4 months ago • 1 min
VinFast – Vietnam’s answer to Tesla – made its stock market debut this week by merging with a SPAC. (In simple terms, that’s a listed company that buys unlisted ones to fast-track the latter’s arrival on the stock market.) To say the debut was successful would be an understatement: VinFast’s shares blew up by 270%, bringing the firm’s market value to over $85 billion. As you can see in the chart above, that’s more than legacy carmakers BMW, Ford, and General Motors (GM).
But let’s take a look under the hood. VinFast’s first shipment of cars to the US was met with poor reviews, and a number of operational hiccups and safety worries have made it clear that the newcomer isn’t quite ready to joust with established titans. Plus, it’s on track to make fewer sales this year than GM does in a week.
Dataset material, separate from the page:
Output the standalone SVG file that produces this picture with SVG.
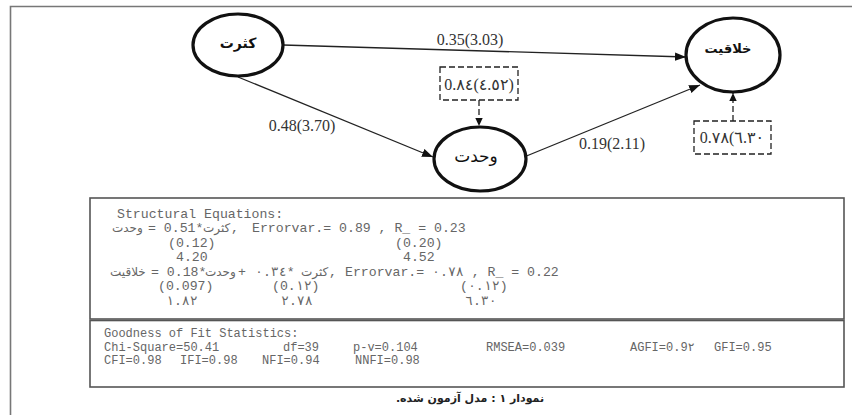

Cast your mind back to Rivian’s 2021 stock market listing, and you might feel a sense of déjà vu. The carmaker’s listing was the biggest of the year, valuing the firm at over $100 billion before it had sold a single vehicle. And sure, VinFast is a little further down the road on that front and markets in general are far less enthusiastic now, but it’s still a cautionary tale of an EV firm’s valuation speeding past reality. What’s more, a laundry list of EV firms that used SPACs to list have lost more than 90% of their value since their mergers.
So yes, VinFast could well become a giant one day. But challenged with the task of scaling production at a time when there’s an EV price war waging, the loss-making firm – and its market valuation – could be riding a temporary high.